When two parties agree on a price and the terms of the contract and each party signs and dates that contract, the contract is said to be “exchanged”.
An exchanged contract is a binding contract on the parties who entered into it.
The term cooling off essentially means, you have some time to think. You can think about whether you definitely want the property and proceed, or whether, for whatever reason, you have changed your mind and want to back out.
So… back to the two options you have when you have found a property and have decided to purchase it….
Exchange Under Cooling Off
When you exchange a contract under a Cooling Off Period, you are usually given a period of five days (unless you negotiate a longer period) to think about it. What that means practically is that for the period agreed as the cooling off period, the property cannot and will not be sold to anybody else. You have secured it, with the confidence of knowing that it will still be there should you decide to proceed.

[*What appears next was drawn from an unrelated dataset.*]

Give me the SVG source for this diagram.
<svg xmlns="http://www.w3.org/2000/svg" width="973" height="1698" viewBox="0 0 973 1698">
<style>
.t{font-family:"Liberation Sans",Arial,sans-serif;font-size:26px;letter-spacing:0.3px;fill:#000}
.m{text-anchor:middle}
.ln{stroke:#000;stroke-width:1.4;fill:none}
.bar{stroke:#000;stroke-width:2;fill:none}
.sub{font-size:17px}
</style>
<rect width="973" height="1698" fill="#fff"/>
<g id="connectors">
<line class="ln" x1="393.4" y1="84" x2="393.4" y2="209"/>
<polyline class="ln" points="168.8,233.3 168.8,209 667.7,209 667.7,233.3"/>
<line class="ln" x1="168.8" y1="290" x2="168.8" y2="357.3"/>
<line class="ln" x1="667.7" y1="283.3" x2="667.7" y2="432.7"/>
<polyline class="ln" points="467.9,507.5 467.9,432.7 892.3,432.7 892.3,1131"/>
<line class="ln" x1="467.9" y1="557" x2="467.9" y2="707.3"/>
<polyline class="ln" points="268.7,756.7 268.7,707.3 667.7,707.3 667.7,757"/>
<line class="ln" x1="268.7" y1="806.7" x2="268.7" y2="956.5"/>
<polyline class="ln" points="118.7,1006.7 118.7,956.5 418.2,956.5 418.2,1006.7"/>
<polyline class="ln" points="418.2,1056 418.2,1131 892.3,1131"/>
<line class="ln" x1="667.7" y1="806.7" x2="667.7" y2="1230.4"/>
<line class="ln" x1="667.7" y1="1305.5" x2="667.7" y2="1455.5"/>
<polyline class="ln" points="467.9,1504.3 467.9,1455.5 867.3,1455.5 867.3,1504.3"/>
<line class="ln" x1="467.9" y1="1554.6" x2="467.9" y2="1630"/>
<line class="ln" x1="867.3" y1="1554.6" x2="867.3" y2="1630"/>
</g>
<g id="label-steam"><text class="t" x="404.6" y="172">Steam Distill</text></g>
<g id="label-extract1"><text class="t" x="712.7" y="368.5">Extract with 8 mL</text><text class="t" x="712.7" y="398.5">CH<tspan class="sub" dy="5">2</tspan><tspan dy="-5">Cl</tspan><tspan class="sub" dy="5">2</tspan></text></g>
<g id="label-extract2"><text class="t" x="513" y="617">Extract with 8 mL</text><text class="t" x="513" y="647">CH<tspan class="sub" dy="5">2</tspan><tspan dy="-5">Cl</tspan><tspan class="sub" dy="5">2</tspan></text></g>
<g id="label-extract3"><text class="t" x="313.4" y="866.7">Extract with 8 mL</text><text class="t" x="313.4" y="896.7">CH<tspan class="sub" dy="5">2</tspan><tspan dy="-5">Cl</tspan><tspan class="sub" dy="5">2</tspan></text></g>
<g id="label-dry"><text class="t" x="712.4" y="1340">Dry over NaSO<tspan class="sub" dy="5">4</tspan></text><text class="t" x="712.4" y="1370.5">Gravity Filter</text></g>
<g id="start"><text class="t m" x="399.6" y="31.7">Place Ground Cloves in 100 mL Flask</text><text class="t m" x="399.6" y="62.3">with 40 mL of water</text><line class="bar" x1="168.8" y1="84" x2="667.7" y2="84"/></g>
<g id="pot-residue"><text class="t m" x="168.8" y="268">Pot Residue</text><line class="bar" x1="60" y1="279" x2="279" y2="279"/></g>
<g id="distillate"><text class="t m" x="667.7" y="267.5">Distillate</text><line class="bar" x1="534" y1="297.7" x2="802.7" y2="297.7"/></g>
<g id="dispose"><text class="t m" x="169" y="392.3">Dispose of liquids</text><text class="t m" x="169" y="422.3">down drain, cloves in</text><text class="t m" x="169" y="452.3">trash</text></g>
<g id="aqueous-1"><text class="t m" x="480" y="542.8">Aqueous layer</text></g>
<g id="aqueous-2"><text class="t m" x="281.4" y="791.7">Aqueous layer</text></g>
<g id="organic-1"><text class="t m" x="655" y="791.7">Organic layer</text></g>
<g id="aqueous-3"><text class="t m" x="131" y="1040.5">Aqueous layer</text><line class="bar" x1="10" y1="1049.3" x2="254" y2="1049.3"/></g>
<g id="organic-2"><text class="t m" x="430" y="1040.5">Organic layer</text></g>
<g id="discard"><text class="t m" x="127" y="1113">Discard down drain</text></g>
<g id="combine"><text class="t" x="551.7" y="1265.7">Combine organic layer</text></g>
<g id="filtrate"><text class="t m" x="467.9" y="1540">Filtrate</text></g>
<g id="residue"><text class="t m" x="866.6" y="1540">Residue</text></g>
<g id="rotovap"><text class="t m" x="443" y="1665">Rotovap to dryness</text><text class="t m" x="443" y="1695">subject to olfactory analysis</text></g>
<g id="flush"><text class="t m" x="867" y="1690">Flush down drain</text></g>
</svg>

This cooling off period will give you the opportunity to:
– have pest and building inspections carried out (and if it is a strata unit, to conduct an inspection of the strata records);
– have a survey report carried out;
– make enquires as to whether any building works have been carried to the property and when they were carried out,
– if works have been carried out, by whom they were done and whether they were done by an owner/builder;
– have your finance formally approved;
– have your solicitor review the contract, provide you with an advice and request any amendments to the contract that are required.
The Cost of Cooling Off
However, if you exchange under a cooling off period you will be required to pay a deposit of 0.25% of the purchase price at the time of exchange.
While the property is off the market from the time of exchange of the contract, you may choose not to proceed with the purchase during the cooling off period.
Once the cooling off period has expired, you will be required to pay the balance of the deposit. The contract will become unconditional and both parties will be bound by the contract at this time.
If you do not wish to proceed, you may rescind (ie, cancel) the contract prior to the expiry of the cooling off period and you will forfeit the 0.25% deposit that you have paid.
Carry Out Investigations Prior to Exchange
Alternatively, you may elect to carry out the following prior to proceeding to exchange:
– have pest and building inspections carried out (and if it is a strata unit, to obtain conduct an inspection of the strata records);
– have your finance formally approved;
– have your solicitor review the contract, provide you with an advice and request any required amendments to the contract.
Once this has been done and you wish to proceed with the purchase, the contract may be exchanged.
Typically, in situations where the vendor has provided you with the time to carry out the above investigations, the vendor may require you to waive your cooling off rights which means that the contract will become legally binding on both parties at the time of exchange and you will not be entitled to change your mind.
You should note that the property is not off the market until the contract has been exchanged and so it is open to the vendor to sell the property to another buyer while you are conducting your due diligence enquiries.
On the one hand you secure a property, but face the risk of losing the 0.25% deposit if you decide to not go ahead, on the other hand, the property is not secured and still able to be sold, but you undertake all of your due diligence prior to deciding on the purchase.
We have provided some preliminary things to consider and some of the technical stuff that is worthwhile knowing.
Ultimately and ideally, you would have notified your lawyer at the start of your search and they will guide and inform you every step in any event.